This American Life Retracts “Mr. Daisey Goes to the Apple Factory”

Ira Glass:

We’ve learned that Mike Daisey’s story about Apple in China – which we broadcast in January – contained significant fabrications. We’re retracting the story because we can’t vouch for its truth. This is not a story we commissioned. It was an excerpt of Mike Daisey’s acclaimed one-man show “The Agony and the Ecstasy of Steve Jobs,” in which he talks about visiting a factory in China that makes iPhones and other Apple products.

The China correspondent for the public radio show Marketplace tracked down the interpreter that Daisey hired when he visited Shenzhen China. The interpreter disputed much of what Daisey has been saying on stage and on our show. On this week’s episode of This American Life, we will devote the entire hour to detailing the errors in “Mr. Daisey Goes to the Apple Factory.”

Daisey lied to me and to This American Life producer Brian Reed during the fact checking we did on the story, before it was broadcast. That doesn’t excuse the fact that we never should’ve put this on the air. In the end, this was our mistake.

The original program1 was riveting. Daisey is a talented and engaging storyteller. Too bad it was in part a fabrication for the purpose of telling a good story.
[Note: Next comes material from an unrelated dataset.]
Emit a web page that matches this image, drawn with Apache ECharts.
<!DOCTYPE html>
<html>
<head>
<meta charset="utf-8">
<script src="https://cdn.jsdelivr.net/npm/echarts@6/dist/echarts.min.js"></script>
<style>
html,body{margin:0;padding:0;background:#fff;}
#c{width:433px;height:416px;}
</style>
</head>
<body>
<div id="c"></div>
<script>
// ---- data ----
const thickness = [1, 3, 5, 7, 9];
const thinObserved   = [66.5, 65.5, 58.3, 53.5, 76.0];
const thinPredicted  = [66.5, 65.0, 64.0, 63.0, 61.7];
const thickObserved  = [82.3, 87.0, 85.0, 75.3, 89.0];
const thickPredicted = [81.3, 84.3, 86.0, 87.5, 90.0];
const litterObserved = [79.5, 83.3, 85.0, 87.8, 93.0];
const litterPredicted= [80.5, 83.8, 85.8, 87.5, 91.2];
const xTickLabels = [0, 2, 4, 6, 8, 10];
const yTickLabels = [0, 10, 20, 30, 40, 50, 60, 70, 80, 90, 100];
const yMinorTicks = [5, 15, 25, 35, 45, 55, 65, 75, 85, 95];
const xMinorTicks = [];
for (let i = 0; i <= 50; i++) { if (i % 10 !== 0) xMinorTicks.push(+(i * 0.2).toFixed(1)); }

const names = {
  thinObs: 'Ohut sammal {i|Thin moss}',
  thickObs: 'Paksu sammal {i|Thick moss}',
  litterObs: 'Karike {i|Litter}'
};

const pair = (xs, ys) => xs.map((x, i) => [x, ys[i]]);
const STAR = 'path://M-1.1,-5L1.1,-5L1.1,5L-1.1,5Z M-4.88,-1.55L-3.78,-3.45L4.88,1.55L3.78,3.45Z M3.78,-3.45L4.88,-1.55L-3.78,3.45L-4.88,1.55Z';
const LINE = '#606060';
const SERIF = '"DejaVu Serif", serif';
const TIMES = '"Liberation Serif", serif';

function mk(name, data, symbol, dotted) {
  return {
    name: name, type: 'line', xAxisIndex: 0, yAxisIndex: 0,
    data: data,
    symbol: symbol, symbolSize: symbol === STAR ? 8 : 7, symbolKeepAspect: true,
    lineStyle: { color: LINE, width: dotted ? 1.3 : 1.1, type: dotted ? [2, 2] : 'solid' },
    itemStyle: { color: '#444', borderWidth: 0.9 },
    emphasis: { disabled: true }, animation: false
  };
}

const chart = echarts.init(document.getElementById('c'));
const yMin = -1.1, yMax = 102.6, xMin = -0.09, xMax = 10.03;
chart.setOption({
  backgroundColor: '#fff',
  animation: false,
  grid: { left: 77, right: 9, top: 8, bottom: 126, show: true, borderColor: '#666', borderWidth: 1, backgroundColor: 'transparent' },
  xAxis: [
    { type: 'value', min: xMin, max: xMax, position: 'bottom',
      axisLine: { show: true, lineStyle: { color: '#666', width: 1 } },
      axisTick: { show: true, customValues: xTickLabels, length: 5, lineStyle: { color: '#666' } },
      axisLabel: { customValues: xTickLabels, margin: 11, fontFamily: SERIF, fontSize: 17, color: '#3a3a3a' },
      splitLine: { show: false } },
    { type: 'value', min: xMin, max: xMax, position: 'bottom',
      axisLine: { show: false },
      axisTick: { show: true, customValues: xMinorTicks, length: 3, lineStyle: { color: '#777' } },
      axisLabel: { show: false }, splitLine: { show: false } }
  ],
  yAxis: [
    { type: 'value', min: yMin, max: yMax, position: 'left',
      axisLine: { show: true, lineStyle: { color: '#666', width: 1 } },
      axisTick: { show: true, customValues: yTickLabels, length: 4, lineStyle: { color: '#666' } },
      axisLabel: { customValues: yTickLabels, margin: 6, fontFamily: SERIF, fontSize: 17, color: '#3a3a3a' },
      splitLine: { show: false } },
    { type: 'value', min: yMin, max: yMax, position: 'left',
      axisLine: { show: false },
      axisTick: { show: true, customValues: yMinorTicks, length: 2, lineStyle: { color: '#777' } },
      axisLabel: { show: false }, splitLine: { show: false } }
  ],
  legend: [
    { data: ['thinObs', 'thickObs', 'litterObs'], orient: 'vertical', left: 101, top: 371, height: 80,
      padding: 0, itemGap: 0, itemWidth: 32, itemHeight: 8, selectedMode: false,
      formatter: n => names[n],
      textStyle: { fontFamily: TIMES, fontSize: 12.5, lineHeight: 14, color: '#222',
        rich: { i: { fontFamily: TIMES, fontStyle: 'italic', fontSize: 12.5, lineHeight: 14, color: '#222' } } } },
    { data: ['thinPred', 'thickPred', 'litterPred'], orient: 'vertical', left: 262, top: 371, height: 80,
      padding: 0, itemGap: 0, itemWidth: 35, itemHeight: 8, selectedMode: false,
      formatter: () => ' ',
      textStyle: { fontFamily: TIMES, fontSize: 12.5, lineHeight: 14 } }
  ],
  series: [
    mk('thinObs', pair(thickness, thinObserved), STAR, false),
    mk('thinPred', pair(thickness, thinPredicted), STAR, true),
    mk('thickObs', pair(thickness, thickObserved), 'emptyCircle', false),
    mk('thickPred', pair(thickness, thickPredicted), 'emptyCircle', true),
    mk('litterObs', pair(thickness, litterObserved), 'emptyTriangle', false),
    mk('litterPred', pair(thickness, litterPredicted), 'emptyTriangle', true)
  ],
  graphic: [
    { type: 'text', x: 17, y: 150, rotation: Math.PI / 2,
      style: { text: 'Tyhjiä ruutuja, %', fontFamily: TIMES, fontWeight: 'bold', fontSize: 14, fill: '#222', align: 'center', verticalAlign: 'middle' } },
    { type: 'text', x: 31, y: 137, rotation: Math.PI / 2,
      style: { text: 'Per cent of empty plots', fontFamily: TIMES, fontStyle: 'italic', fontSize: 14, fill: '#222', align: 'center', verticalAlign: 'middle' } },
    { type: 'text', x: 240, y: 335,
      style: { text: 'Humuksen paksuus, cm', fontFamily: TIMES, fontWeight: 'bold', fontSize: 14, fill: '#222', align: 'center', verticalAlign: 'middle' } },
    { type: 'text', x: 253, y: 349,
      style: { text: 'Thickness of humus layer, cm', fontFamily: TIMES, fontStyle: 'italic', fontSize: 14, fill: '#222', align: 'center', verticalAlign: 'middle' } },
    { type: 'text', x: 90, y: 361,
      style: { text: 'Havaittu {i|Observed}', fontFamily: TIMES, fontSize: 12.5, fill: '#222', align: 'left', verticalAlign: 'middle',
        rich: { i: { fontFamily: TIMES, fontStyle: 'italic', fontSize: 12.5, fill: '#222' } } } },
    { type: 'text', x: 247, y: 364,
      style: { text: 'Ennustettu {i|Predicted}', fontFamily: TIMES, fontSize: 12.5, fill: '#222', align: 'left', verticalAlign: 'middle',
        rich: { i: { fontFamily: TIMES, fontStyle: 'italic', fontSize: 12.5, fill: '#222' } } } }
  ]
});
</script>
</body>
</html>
Kudos to Ira Glass and This American Life for a full-throated, zero equivocation retraction2.

Daisey defends himself on his website:

I stand by my work. My show is a theatrical piece whose goal is to create a human connection between our gorgeous devices and the brutal circumstances from which they emerge. It uses a combination of fact, memoir, and dramatic license to tell its story, and I believe it does so with integrity. Certainly, the comprehensive investigations undertaken by The New York Times and a number of labor rights groups to document conditions in electronics manufacturing would seem to bear this out.

What I do is not journalism. The tools of the theater are not the same as the tools of journalism.
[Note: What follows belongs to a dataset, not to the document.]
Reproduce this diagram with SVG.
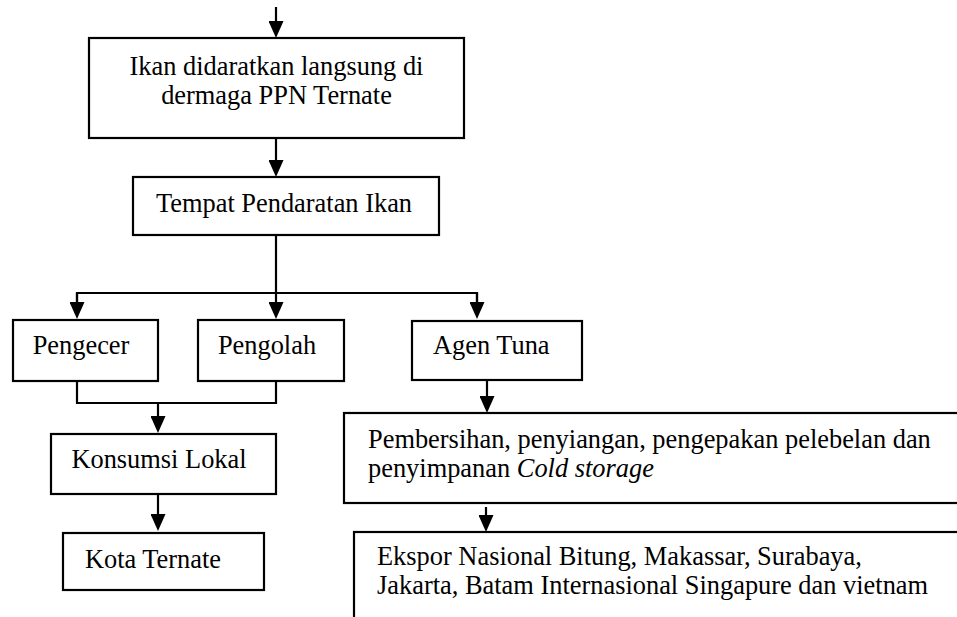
<svg xmlns="http://www.w3.org/2000/svg" width="957" height="617" viewBox="0 0 957 617">
<defs>
<marker id="ah" markerUnits="userSpaceOnUse" markerWidth="17" markerHeight="15" refX="8" refY="7.5" orient="auto">
<path d="M0,0 L17,7.5 L0,15 z" fill="#000"/>
</marker>
<style>
.box{fill:#fff;stroke:#000;stroke-width:2.2}
.ln{fill:none;stroke:#000;stroke-width:2.2}
.arr{fill:none;stroke:#000;stroke-width:2.2;marker-end:url(#ah)}
text{font-family:"Liberation Serif","Times New Roman",serif;font-size:26.4px;fill:#000}
.c{text-anchor:middle}
</style>
</defs>
<rect width="957" height="617" fill="#fff"/>
<g id="connectors">
<line class="arr" x1="276" y1="7" x2="276" y2="29"/>
<line class="arr" x1="276" y1="138" x2="276" y2="168"/>
<polyline class="ln" points="276,235 276,293"/>
<polyline class="ln" points="77,310 77,293 477,293 477,310"/>
<line class="arr" x1="77" y1="293" x2="77" y2="310"/>
<line class="arr" x1="276" y1="293" x2="276" y2="310"/>
<line class="arr" x1="477" y1="293" x2="477" y2="310"/>
<polyline class="ln" points="77,381 77,403 276,403 276,381"/>
<line class="arr" x1="158" y1="403" x2="158" y2="424"/>
<line class="arr" x1="158" y1="494" x2="158" y2="522"/>
<line class="arr" x1="487" y1="380" x2="487" y2="404"/>
<line class="arr" x1="486" y1="507" x2="486" y2="523"/>
</g>
<g id="n-ikan">
<rect class="box" x="89" y="38" width="375" height="100"/>
<text class="c" x="276.5" y="75">Ikan didaratkan langsung di</text>
<text class="c" x="276.5" y="104">dermaga PPN Ternate</text>
</g>
<g id="n-tempat">
<rect class="box" x="133" y="177" width="306" height="58"/>
<text class="c" x="284" y="212">Tempat Pendaratan Ikan</text>
</g>
<g id="n-pengecer">
<rect class="box" x="13" y="320" width="145" height="61"/>
<text class="c" x="81" y="354">Pengecer</text>
</g>
<g id="n-pengolah">
<rect class="box" x="198" y="320" width="146" height="61"/>
<text class="c" x="267" y="354">Pengolah</text>
</g>
<g id="n-agen">
<rect class="box" x="412" y="321" width="170" height="59"/>
<text x="433" y="354">Agen Tuna</text>
</g>
<g id="n-konsumsi">
<rect class="box" x="51" y="434" width="225" height="60"/>
<text class="c" x="159" y="468">Konsumsi Lokal</text>
</g>
<g id="n-kota">
<rect class="box" x="63" y="533" width="201" height="57"/>
<text class="c" x="153" y="568">Kota Ternate</text>
</g>
<g id="n-pembersihan">
<rect class="box" x="344" y="413" width="700" height="90"/>
<text x="368" y="448">Pembersihan, penyiangan, pengepakan pelebelan dan</text>
<text x="368" y="477">penyimpanan <tspan font-style="italic">Cold storage</tspan></text>
</g>
<g id="n-ekspor">
<rect class="box" x="354" y="532" width="700" height="200"/>
<text x="377" y="565">Ekspor Nasional Bitung, Makassar, Surabaya,</text>
<text x="377" y="594">Jakarta, Batam Internasional Singapure dan vietnam</text>
</g>
</svg>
Rob Schmitz, the reporter who tracked down the interpreter, is American Public Media’s Marketplace China correspondent, and filed his own report:

Daisey told This American Life and numerous other news outlets that his account was all true.

But it wasn’t.

Daisey says “it’s not journalism. It’s theater.” That’s certainly true, but the “story” was put out there as truth, not fiction.

The Public Theater, where the show finally ends its run on March 18, also put out a statement:

In the theater, our job is to create fictions that reveal truth– that’s what a storyteller does, that’s what a dramatist does.

[…]

Mike is an artist, not a journalist. Nevertheless, we wish he had been more precise with us and our audiences about what was and wasn’t his personal experience in the piece.

Even in defending him, they acknowledge the deceit.


  1. No longer available in audio form, alas. The transcript remains “only for reference”. 
  2. They blogged and did a Press Release about it, and released the audio two days early.